Возможно, Куликовская битва так и осталась бы в нашей памяти рядовым, пусть и весьма искусно проведенным сражением. Была же в 1378 г. сопоставимая по своим масштабам битва на р. Воже. Тогда русские войска также одержали верх над монголами. Но она не запечатлелась в нашей памяти. Однако в случае с Куликовской битвой все было иначе. Там, где не смог в силу объективных причин добиться успеха князь, справились интеллектуалы-книжники. Им удалось создать целостную литературную характеристику Куликовского сражения, наполнить его живыми персонажами, героями и злодеями. Особенно хорошо литераторы и историографы той далекой эпохи поработали над образом Александра Пересвета. Первоначально он упоминался лишь как один из воевод Дмитрия Ивановича. Однако книжники обогатили его биографию новыми деталями, создав настоящую легенду. В более поздних памятниках появляются упоминания о монашестве Пересвета, о его принадлежности к числу старцев и связях с Сергием Радонежским. Сам он совмещает в себе черты былинного богатыря и христианского монашествующего воителя. И именно он воплощает в себе идеалы воинской доблести в древнерусском их понимании.

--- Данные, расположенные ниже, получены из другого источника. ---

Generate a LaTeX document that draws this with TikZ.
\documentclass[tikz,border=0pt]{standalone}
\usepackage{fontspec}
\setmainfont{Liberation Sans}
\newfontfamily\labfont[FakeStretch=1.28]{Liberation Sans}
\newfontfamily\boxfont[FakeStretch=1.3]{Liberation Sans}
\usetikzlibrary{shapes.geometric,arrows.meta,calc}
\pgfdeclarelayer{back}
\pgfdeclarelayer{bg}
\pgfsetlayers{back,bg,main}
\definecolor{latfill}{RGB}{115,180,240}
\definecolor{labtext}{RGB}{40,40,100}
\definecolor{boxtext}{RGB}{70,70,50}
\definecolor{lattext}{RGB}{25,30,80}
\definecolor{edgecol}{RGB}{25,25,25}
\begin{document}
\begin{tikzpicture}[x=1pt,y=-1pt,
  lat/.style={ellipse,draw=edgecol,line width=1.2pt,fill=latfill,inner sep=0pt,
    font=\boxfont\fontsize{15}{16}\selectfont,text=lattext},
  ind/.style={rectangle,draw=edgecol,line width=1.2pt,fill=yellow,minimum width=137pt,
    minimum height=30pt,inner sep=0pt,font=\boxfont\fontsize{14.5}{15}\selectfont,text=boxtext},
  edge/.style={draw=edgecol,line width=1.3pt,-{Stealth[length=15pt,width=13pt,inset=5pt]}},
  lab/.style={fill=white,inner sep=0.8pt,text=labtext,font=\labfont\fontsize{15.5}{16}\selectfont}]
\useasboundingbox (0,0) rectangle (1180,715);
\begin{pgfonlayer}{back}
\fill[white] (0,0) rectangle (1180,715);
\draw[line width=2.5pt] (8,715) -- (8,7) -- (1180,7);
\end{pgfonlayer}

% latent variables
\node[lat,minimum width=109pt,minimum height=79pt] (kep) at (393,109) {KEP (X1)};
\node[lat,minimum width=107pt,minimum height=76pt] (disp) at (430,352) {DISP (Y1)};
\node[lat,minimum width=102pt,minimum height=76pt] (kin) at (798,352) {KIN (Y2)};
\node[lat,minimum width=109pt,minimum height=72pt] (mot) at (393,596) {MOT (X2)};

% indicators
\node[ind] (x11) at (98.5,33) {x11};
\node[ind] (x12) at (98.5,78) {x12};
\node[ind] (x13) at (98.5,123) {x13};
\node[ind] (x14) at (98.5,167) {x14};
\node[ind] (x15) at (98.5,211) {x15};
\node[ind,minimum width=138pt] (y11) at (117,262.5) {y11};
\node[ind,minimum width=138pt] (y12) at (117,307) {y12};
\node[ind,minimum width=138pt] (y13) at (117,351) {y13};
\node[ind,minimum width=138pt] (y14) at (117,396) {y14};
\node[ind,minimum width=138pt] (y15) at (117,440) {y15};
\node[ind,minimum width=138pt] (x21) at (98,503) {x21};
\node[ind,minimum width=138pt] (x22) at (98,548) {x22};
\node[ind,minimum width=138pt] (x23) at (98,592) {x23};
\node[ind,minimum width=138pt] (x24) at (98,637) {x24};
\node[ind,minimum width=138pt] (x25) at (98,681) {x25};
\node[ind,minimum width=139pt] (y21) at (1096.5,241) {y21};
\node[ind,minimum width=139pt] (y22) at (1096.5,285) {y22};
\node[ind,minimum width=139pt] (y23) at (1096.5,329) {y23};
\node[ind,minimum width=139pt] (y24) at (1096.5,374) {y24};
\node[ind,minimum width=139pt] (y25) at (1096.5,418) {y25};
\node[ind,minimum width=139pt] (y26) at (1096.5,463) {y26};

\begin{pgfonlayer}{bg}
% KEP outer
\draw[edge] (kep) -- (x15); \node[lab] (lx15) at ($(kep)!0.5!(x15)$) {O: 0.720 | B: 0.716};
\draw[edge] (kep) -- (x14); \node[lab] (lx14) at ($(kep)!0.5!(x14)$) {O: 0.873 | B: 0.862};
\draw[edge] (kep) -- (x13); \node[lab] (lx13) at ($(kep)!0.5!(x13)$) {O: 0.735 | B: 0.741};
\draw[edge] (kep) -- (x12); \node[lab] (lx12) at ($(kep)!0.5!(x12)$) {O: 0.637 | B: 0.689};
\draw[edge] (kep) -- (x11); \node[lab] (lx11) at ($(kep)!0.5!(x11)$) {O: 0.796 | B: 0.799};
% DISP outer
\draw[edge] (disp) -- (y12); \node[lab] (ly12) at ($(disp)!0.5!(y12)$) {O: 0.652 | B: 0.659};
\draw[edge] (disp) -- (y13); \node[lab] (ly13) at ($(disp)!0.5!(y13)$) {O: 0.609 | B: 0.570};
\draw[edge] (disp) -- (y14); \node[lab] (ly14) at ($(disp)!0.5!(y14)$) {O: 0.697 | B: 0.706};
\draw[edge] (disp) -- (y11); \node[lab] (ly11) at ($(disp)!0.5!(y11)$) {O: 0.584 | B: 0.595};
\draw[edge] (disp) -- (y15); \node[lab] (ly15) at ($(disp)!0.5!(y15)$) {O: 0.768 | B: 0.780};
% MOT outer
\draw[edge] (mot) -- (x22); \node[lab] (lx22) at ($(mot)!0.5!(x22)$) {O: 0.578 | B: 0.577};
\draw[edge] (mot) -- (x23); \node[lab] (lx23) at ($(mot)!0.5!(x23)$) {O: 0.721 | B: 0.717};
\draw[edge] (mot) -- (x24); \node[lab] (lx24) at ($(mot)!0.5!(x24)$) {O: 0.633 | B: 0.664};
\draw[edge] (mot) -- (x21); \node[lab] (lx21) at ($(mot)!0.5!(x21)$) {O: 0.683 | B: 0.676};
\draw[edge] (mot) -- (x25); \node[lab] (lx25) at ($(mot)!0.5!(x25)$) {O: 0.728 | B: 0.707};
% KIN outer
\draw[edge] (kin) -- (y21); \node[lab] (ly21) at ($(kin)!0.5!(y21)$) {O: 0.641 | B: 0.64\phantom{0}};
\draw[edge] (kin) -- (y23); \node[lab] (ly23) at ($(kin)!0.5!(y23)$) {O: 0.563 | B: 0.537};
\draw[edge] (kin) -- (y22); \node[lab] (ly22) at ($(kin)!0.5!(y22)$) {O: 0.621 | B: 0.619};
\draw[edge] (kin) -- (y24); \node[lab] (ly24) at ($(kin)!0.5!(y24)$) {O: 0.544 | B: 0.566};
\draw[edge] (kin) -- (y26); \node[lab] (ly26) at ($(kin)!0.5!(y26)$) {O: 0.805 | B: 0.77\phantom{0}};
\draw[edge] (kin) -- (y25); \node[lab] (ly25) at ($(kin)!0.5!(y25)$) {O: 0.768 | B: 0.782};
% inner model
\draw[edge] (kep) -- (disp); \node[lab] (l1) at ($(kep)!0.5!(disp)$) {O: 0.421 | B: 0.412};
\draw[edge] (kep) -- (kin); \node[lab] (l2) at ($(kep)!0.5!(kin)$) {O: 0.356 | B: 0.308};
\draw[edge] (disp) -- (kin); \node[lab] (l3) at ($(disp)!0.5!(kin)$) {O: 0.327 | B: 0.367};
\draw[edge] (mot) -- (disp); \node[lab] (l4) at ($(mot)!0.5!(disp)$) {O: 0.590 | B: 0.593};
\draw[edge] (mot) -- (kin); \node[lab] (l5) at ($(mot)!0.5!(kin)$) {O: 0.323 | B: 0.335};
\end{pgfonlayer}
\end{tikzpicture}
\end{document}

Не известно, насколько эти биографические дополнения соответствовали действительности. Да это и не имеет значения. Гораздо важнее то обстоятельство, что русским книжникам XV в. удалось представить Куликовскую битву как настоящий триумф духа и величайшую моральную победу русских войск. Именно их трудами было сформировано целое поколение людей, готовых бороться и погибать за идею объединения Руси под державной властью московских князей.